Corporal punishment is alive and well in Texas

In Olney schools, student athletes can get paddled for disrespecting their teachers or coaches.

At Ennis High school, misbehaving students may receive swats -- but only twice every nine weeks.

And in Wink, middle and high school students who cuss at other students, set fires or steal could get a double dose of punishment: Three days of in-school suspension and three swats.

Corporal punishment is alive and well in Texas schools and, in most cases, the discipline is clearly defined in student handbooks.

But what about at home?

While there is an ongoing national debate about corporal punishment in public schools -- including an anti-paddling bill in the Texas House -- the discipline also continues to be a hot topic in the private sector, where parents and guardians make personal decisions on how to discipline their children.

Many parents regularly spank their children, while others would never consider it. And plenty of parents have questions about the legality of it.

Can I get arrested if I spank my child in public? (No.) Is using a belt considered child abuse? (It depends.) Is it OK for a licensed day-care worker to spank my kid? (Never.)

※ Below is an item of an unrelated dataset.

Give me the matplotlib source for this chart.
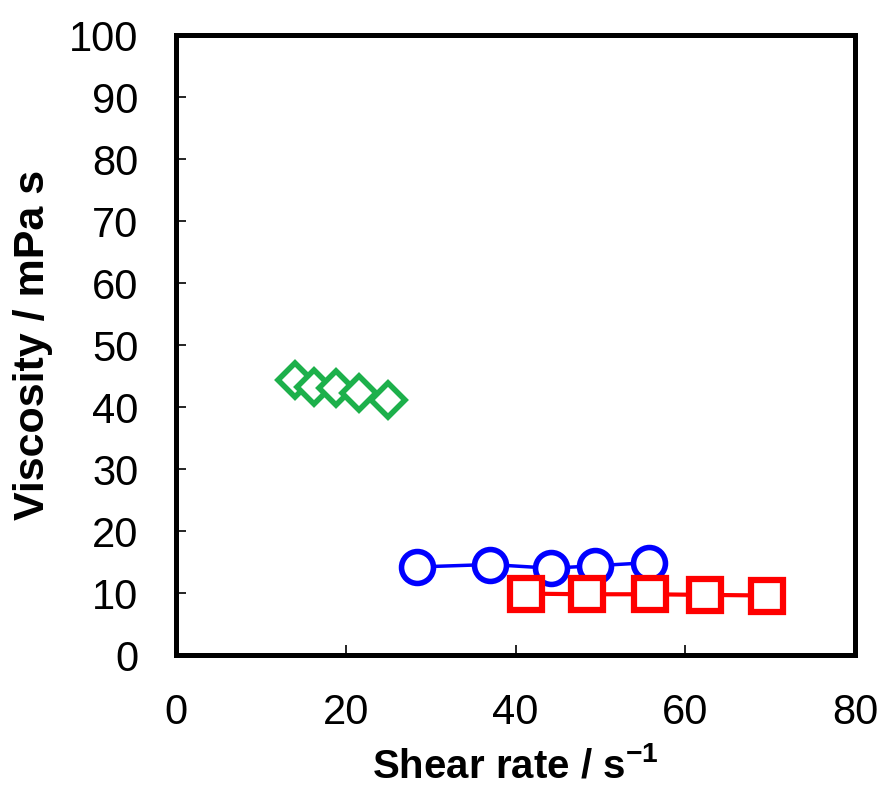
import matplotlib
matplotlib.use('Agg')
import matplotlib.pyplot as plt

plt.rcParams['font.family'] = ['Liberation Sans', 'DejaVu Sans']
plt.rcParams['mathtext.fontset'] = 'custom'
plt.rcParams['mathtext.rm'] = 'Liberation Sans'
plt.rcParams['mathtext.bf'] = 'Liberation Sans:bold'

# data
green_x = [14.0, 16.2, 18.8, 21.5, 25.0]
green_y = [44.3, 43.3, 43.1, 42.2, 41.1]
blue_x = [28.4, 37.0, 44.2, 49.4, 55.7]
blue_y = [14.2, 14.6, 14.0, 14.4, 14.9]
red_x = [41.2, 48.4, 55.8, 62.3, 69.6]
red_y = [9.9, 9.8, 9.8, 9.7, 9.6]

x_ticks = [0, 20, 40, 60, 80]
y_ticks = [0, 10, 20, 30, 40, 50, 60, 70, 80, 90, 100]

fig = plt.figure(figsize=(8.9, 7.87), dpi=100)
ax = fig.add_axes([0.1978, 0.1677, 0.763, 0.7878])

ax.plot(green_x, green_y, '-', color='#1DB04B', lw=2.5, marker='D', ms=17,
        mec='#1DB04B', mfc='white', mew=4)
ax.plot(blue_x, blue_y, '-', color='#0000FF', lw=2.5, marker='o', ms=23,
        mec='#0000FF', mfc='white', mew=4)
ax.plot(red_x, red_y, '-', color='#FF0000', lw=3, marker='s', ms=23,
        mec='#FF0000', mfc='white', mew=4.5)

ax.set_xlim(0, 80)
ax.set_ylim(0, 100)
ax.set_xticks(x_ticks)
ax.set_yticks(y_ticks)
ax.tick_params(direction='in', length=7, width=1.2, pad=27, labelsize=30,
               top=False, right=False)
for s in ax.spines.values():
    s.set_linewidth(3.6)

ax.set_xlabel(r'Shear rate / s$^{\mathbf{-1}}$', fontsize=29, fontweight='bold',
              labelpad=10)
ax.set_ylabel('Viscosity / mPa s', fontsize=31, fontweight='bold', labelpad=12)

plt.savefig('out.png', dpi=100)
plt.close()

In Texas, the law gives parents, stepparents, grandparents and legal guardians leeway in disciplining their children, but authorities stress that corporal punishment must be "reasonable" and not cross the line into abuse.

"Every case is different, but some things that could constitute abuse would be using something other than your hand, leaving marks or bruises, or hitting in the face," said Marissa Gonzales, a spokeswoman for Child Protective Services.